- _Set exercise_:
Copy out each line exactly; pictures stay out of the copy.

- _Material provided_:
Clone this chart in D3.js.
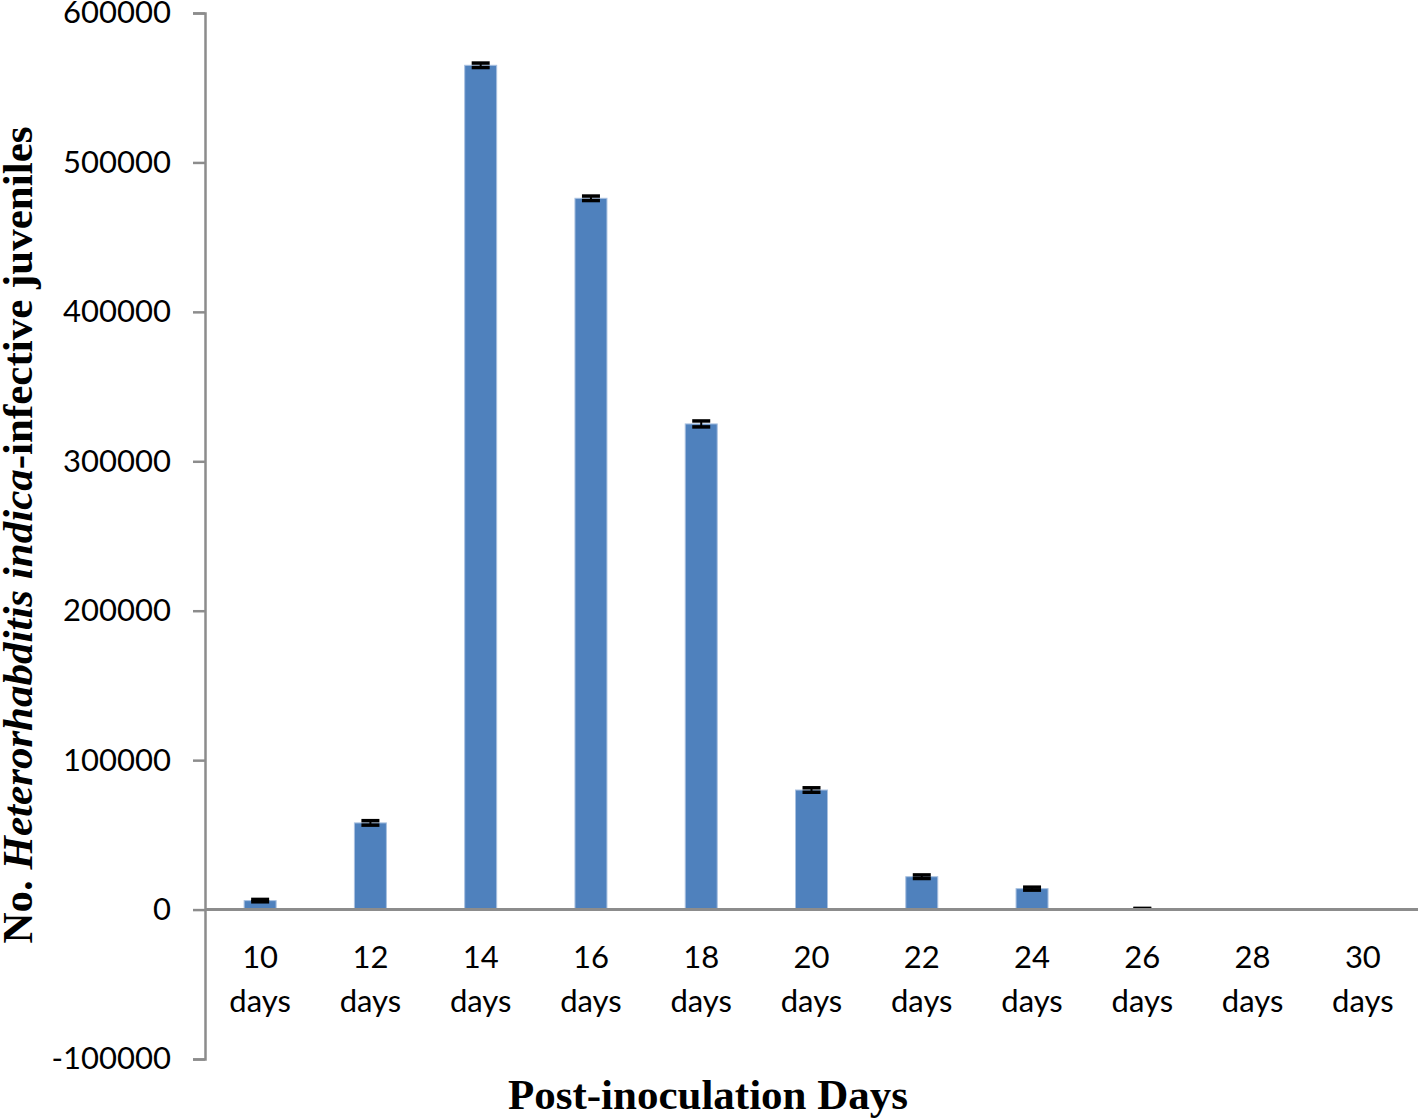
<!DOCTYPE html>
<html>
<head>
<meta charset="utf-8">
<script src="https://cdn.jsdelivr.net/npm/d3@7"></script>
<style>
  body { margin: 0; background: #fff; }
  svg { display: block; }
</style>
</head>
<body>
<div class="container"></div>
<script>
// chart data
const days = ['10', '12', '14', '16', '18', '20', '22', '24', '26', '28', '30'];
const counts = [6000, 58000, 565000, 476000, 325000, 80000, 22000, 14000, 500, 0, 0];
const errors = [800, 1500, 1500, 1500, 2000, 1500, 1200, 1000, 300, 0, 0];
const yTicks = [-100000, 0, 100000, 200000, 300000, 400000, 500000, 600000];

const w = 1418;
const h = 1119;

const margin = {
    top: 13,
    right: 0,
    bottom: 60,
    left: 205
};

const svg = d3.select('.container')
    .append('svg')
    .attr('width', w)
    .attr('height', h)
    .attr('viewBox', [0, 0, w, h]);

const x = d3.scaleBand()
    .domain(days)
    .range([margin.left, w - margin.right]);

const y = d3.scaleLinear()
    .domain([-100000, 600000])
    .range([h - margin.bottom, margin.top]);

const barW = 32;

// y axis
const yAxis = svg.append('g')
    .attr('transform', `translate(${margin.left},0)`)
    .call(d3.axisLeft(y).tickValues(yTicks).tickSize(12).tickPadding(22).tickFormat(d => String(d)));
yAxis.select('.domain').attr('stroke', '#8c8c8c').attr('stroke-width', 2.5);
yAxis.selectAll('.tick line').attr('stroke', '#8c8c8c').attr('stroke-width', 2.5);
yAxis.selectAll('.tick text')
    .attr('fill', '#000')
    .style('font-family', 'Lato, sans-serif')
    .style('font-size', '31px');

// bars
svg.append('g')
    .selectAll('rect')
    .data(days)
    .join('rect')
    .attr('x', (d, i) => x(d) + x.bandwidth() / 2 - barW / 2)
    .attr('y', (d, i) => y(counts[i]))
    .attr('width', barW)
    .attr('height', (d, i) => y(0) - y(counts[i]))
    .attr('fill', '#4f81bd')
    .attr('stroke', '#a9c1e0')
    .attr('stroke-width', 1);

// error bars
const err = svg.append('g');
days.forEach((d, i) => {
    if (counts[i] <= 0) return;
    const cx = x(d) + x.bandwidth() / 2;
    const top = y(counts[i] + errors[i]);
    const bot = y(counts[i] - errors[i]);
    err.append('line')
        .attr('x1', cx).attr('x2', cx)
        .attr('y1', top).attr('y2', bot)
        .attr('stroke', '#000').attr('stroke-width', 2);
    [top, bot].forEach(yy => {
        err.append('line')
            .attr('x1', cx - 9).attr('x2', cx + 9)
            .attr('y1', yy).attr('y2', yy)
            .attr('stroke', '#000').attr('stroke-width', 3.5);
    });
});

// x axis line at zero
svg.append('line')
    .attr('x1', margin.left)
    .attr('x2', w)
    .attr('y1', y(0))
    .attr('y2', y(0))
    .attr('stroke', '#8c8c8c')
    .attr('stroke-width', 3);

// category labels, two lines
const lab = svg.append('g')
    .selectAll('text')
    .data(days)
    .join('text')
    .attr('text-anchor', 'middle')
    .style('font-family', 'Lato, sans-serif')
    .style('font-size', '31px')
    .attr('fill', '#000');
lab.append('tspan')
    .attr('x', d => x(d) + x.bandwidth() / 2)
    .attr('y', 968)
    .text(d => d);
lab.append('tspan')
    .attr('x', d => x(d) + x.bandwidth() / 2)
    .attr('y', 1012)
    .text('days');

// axis titles
svg.append('text')
    .attr('x', 708)
    .attr('y', 1109)
    .attr('text-anchor', 'middle')
    .style('font-family', '"Liberation Serif", "Times New Roman", serif')
    .style('font-weight', 'bold')
    .style('font-size', '43px')
    .text('Post-inoculation Days');

const yTitle = svg.append('text')
    .attr('transform', 'translate(32,535) rotate(-90)')
    .attr('text-anchor', 'middle')
    .style('font-family', '"Liberation Serif", "Times New Roman", serif')
    .style('font-weight', 'bold')
    .style('font-size', '43px');
yTitle.append('tspan').text('No. ');
yTitle.append('tspan').style('font-style', 'italic').text('Heterorhabditis indica');
yTitle.append('tspan').text('-infective juveniles');
</script>
</body>
</html>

- _Result for this task_:
Clone this chart in D3.js.
<!DOCTYPE html>
<html>
<head>
<meta charset="utf-8">
<script src="https://cdn.jsdelivr.net/npm/d3@7"></script>
<style>
  body { margin: 0; background: #fff; }
  svg { display: block; }
</style>
</head>
<body>
<div class="container"></div>
<script>
// chart data
const days = ['10', '12', '14', '16', '18', '20', '22', '24', '26', '28', '30'];
const counts = [6000, 58000, 565000, 476000, 325000, 80000, 22000, 14000, 500, 0, 0];
const errors = [800, 1500, 1500, 1500, 2000, 1500, 1200, 1000, 300, 0, 0];
const yTicks = [-100000, 0, 100000, 200000, 300000, 400000, 500000, 600000];

const w = 1418;
const h = 1119;

const margin = {
    top: 13,
    right: 0,
    bottom: 60,
    left: 205
};

const svg = d3.select('.container')
    .append('svg')
    .attr('width', w)
    .attr('height', h)
    .attr('viewBox', [0, 0, w, h]);

const x = d3.scaleBand()
    .domain(days)
    .range([margin.left, w - margin.right]);

const y = d3.scaleLinear()
    .domain([-100000, 600000])
    .range([h - margin.bottom, margin.top]);

const barW = 32;

// y axis
const yAxis = svg.append('g')
    .attr('transform', `translate(${margin.left},0)`)
    .call(d3.axisLeft(y).tickValues(yTicks).tickSize(12).tickPadding(22).tickFormat(d => String(d)));
yAxis.select('.domain').attr('stroke', '#8c8c8c').attr('stroke-width', 2.5);
yAxis.selectAll('.tick line').attr('stroke', '#8c8c8c').attr('stroke-width', 2.5);
yAxis.selectAll('.tick text')
    .attr('fill', '#000')
    .style('font-family', 'Lato, sans-serif')
    .style('font-size', '31px');

// bars
svg.append('g')
    .selectAll('rect')
    .data(days)
    .join('rect')
    .attr('x', (d, i) => x(d) + x.bandwidth() / 2 - barW / 2)
    .attr('y', (d, i) => y(counts[i]))
    .attr('width', barW)
    .attr('height', (d, i) => y(0) - y(counts[i]))
    .attr('fill', '#4f81bd')
    .attr('stroke', '#a9c1e0')
    .attr('stroke-width', 1);

// error bars
const err = svg.append('g');
days.forEach((d, i) => {
    if (counts[i] <= 0) return;
    const cx = x(d) + x.bandwidth() / 2;
    const top = y(counts[i] + errors[i]);
    const bot = y(counts[i] - errors[i]);
    err.append('line')
        .attr('x1', cx).attr('x2', cx)
        .attr('y1', top).attr('y2', bot)
        .attr('stroke', '#000').attr('stroke-width', 2);
    [top, bot].forEach(yy => {
        err.append('line')
            .attr('x1', cx - 9).attr('x2', cx + 9)
            .attr('y1', yy).attr('y2', yy)
            .attr('stroke', '#000').attr('stroke-width', 3.5);
    });
});

// x axis line at zero
svg.append('line')
    .attr('x1', margin.left)
    .attr('x2', w)
    .attr('y1', y(0))
    .attr('y2', y(0))
    .attr('stroke', '#8c8c8c')
    .attr('stroke-width', 3);

// category labels, two lines
const lab = svg.append('g')
    .selectAll('text')
    .data(days)
    .join('text')
    .attr('text-anchor', 'middle')
    .style('font-family', 'Lato, sans-serif')
    .style('font-size', '31px')
    .attr('fill', '#000');
lab.append('tspan')
    .attr('x', d => x(d) + x.bandwidth() / 2)
    .attr('y', 968)
    .text(d => d);
lab.append('tspan')
    .attr('x', d => x(d) + x.bandwidth() / 2)
    .attr('y', 1012)
    .text('days');

// axis titles
svg.append('text')
    .attr('x', 708)
    .attr('y', 1109)
    .attr('text-anchor', 'middle')
    .style('font-family', '"Liberation Serif", "Times New Roman", serif')
    .style('font-weight', 'bold')
    .style('font-size', '43px')
    .text('Post-inoculation Days');

const yTitle = svg.append('text')
    .attr('transform', 'translate(32,535) rotate(-90)')
    .attr('text-anchor', 'middle')
    .style('font-family', '"Liberation Serif", "Times New Roman", serif')
    .style('font-weight', 'bold')
    .style('font-size', '43px');
yTitle.append('tspan').text('No. ');
yTitle.append('tspan').style('font-style', 'italic').text('Heterorhabditis indica');
yTitle.append('tspan').text('-infective juveniles');
</script>
</body>
</html>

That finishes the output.